Every year, tens of thousands of women who undergo breast-conserving surgery — a lumpectomy — are called back for a second operation.
The reason: the surgeon removed the tumour, but couldn't be completely sure in the operating theatre whether all the cancer was gone. The margins — the edges of the tissue removed — are sent to a pathology lab. The results come back days later. And sometimes, they show that cancer cells remain near the edges. A second surgery is scheduled.
It is one of the most common and emotionally gruelling experiences in cancer care: believing it's done, and then discovering it isn't.
The FDA has just approved a device designed to change that.
**Introducing Claire**
**Claire** — formerly known as Perimeter OCT B-Series with ImgAssist AI 2.0 — is the first AI-enabled intraoperative imaging device approved by the FDA for breast cancer margin assessment. Developed by **Perimeter Medical Imaging AI**, it gives surgeons the ability to assess surgical margins in real time, while the patient is still on the operating table.
The technology uses **optical coherence tomography (OCT)** — a non-destructive imaging technique that uses light waves to generate detailed cross-sectional images of tissue at near-microscopic resolution. Think of it as an ultrasound, but with light instead of sound, and at far higher resolution. When combined with AI analysis, Claire can highlight regions of tissue where cancer cells may be present near the surgical margin.
If the AI detects concerning areas, the surgeon can immediately remove additional tissue — right then, during the same operation — before closing the wound.
**The Numbers Behind the Problem**
Approximately **20–40% of breast-conserving surgery patients** currently require re-excision — a second operation — due to positive or close margins identified after the fact by pathology.
In the United States alone, that translates to an estimated **60,000 to 80,000 unnecessary second surgeries per year**.
Each re-excision means additional anaesthesia, additional surgical risk, additional recovery time, additional emotional burden — and weeks of uncertainty between the first and second procedures. For many patients, this waiting period is one of the most psychologically difficult parts of their cancer journey.
**FDA Approval: What It Means**
The FDA's approval of Claire as an AI-enabled device represents a regulatory milestone. It is the first time the agency has approved an AI imaging system for use during surgery in real time to assess cancer margins — as distinct from post-operative analysis.
Claire has received de novo classification, establishing a new regulatory pathway for this category of device. Other developers working on similar technologies now have a clear framework within which to seek approval.

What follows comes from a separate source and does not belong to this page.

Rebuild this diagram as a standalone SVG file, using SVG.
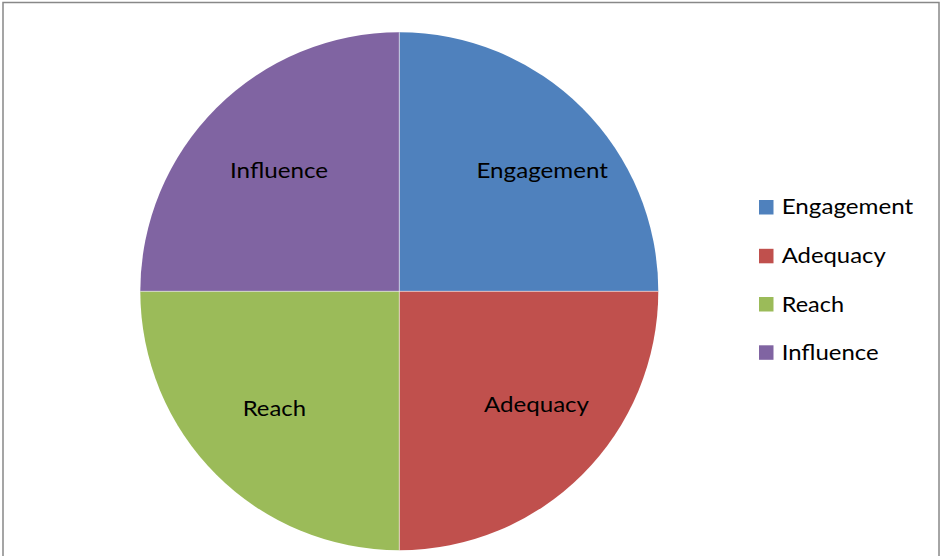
<svg xmlns="http://www.w3.org/2000/svg" width="943" height="556" viewBox="0 0 943 556">
  <style>
    .lbl { font-family: Lato, "Open Sans", "Liberation Sans", sans-serif; font-size: 22px; fill: #000; }
    .eng { fill: #4F81BD; }
    .ade { fill: #C0504D; }
    .rea { fill: #9BBB59; }
    .inf { fill: #8064A2; }
    .div { stroke: #FFFFFF; stroke-opacity: 0.55; stroke-width: 1; fill: none; }
  </style>
  <rect x="0" y="0" width="943" height="556" fill="#FFFFFF"/>
  <rect id="frame" x="3" y="2.5" width="936" height="570" fill="none" stroke="#888888" stroke-width="1.5"/>

  <g id="pie">
    <g id="slice-engagement">
      <path class="eng" d="M399.3,291.3 L399.3,32.3 A259,259 0 0 1 658.3,291.3 Z"/>
      <text class="lbl" x="476.5" y="177.7" textLength="131.5" lengthAdjust="spacingAndGlyphs">Engagement</text>
    </g>
    <g id="slice-adequacy">
      <path class="ade" d="M399.3,291.3 L658.3,291.3 A259,259 0 0 1 399.3,550.3 Z"/>
      <text class="lbl" x="484" y="411.7" textLength="105" lengthAdjust="spacingAndGlyphs">Adequacy</text>
    </g>
    <g id="slice-reach">
      <path class="rea" d="M399.3,291.3 L399.3,550.3 A259,259 0 0 1 140.3,291.3 Z"/>
      <text class="lbl" x="242.7" y="415.7" textLength="63.3" lengthAdjust="spacingAndGlyphs">Reach</text>
    </g>
    <g id="slice-influence">
      <path class="inf" d="M399.3,291.3 L140.3,291.3 A259,259 0 0 1 399.3,32.3 Z"/>
      <text class="lbl" x="230" y="177.7" textLength="98" lengthAdjust="spacingAndGlyphs">Influence</text>
    </g>
  </g>

  <g id="connectors">
    <line class="div" x1="399.3" y1="32.3" x2="399.3" y2="550.3"/>
    <line class="div" x1="140.3" y1="291.3" x2="658.3" y2="291.3"/>
  </g>

  <g id="legend">
    <g id="legend-engagement">
      <rect class="eng" x="759" y="200" width="14.5" height="14.5"/>
      <text class="lbl" x="781.7" y="214.3" textLength="131.6" lengthAdjust="spacingAndGlyphs">Engagement</text>
    </g>
    <g id="legend-adequacy">
      <rect class="ade" x="759" y="248.8" width="14.5" height="14.5"/>
      <text class="lbl" x="781.7" y="263.1" textLength="104" lengthAdjust="spacingAndGlyphs">Adequacy</text>
    </g>
    <g id="legend-reach">
      <rect class="rea" x="759" y="297" width="14.5" height="14.5"/>
      <text class="lbl" x="781.7" y="311.6" textLength="62.3" lengthAdjust="spacingAndGlyphs">Reach</text>
    </g>
    <g id="legend-influence">
      <rect class="inf" x="759" y="345.3" width="14.5" height="14.5"/>
      <text class="lbl" x="781.7" y="360.1" textLength="97" lengthAdjust="spacingAndGlyphs">Influence</text>
    </g>
  </g>
</svg>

'This represents a meaningful step forward in how we approach breast-conserving surgery,' said a representative from the surgical oncology community commenting on the approval. 'Having real-time, AI-assisted visibility of margins while the patient is on the table changes the decision-making calculus fundamentally.'
**What Patients Should Know**
Claire will not be instantly available at every hospital. Initial rollout will be gradual, with adoption likely fastest at major cancer centres. The device requires surgeon training in interpreting the AI-assisted imaging alongside traditional clinical judgment.
Importantly, Claire is a decision-support tool — it assists the surgeon's judgment, not replaces it. The FDA's approval framework is built around this 'human in the loop' model.
But the direction of travel is clear: surgery is becoming smarter, faster, and more precise. And for the tens of thousands of women who currently face re-excision every year, the era of 'we'll have to wait and see' may be coming to an end.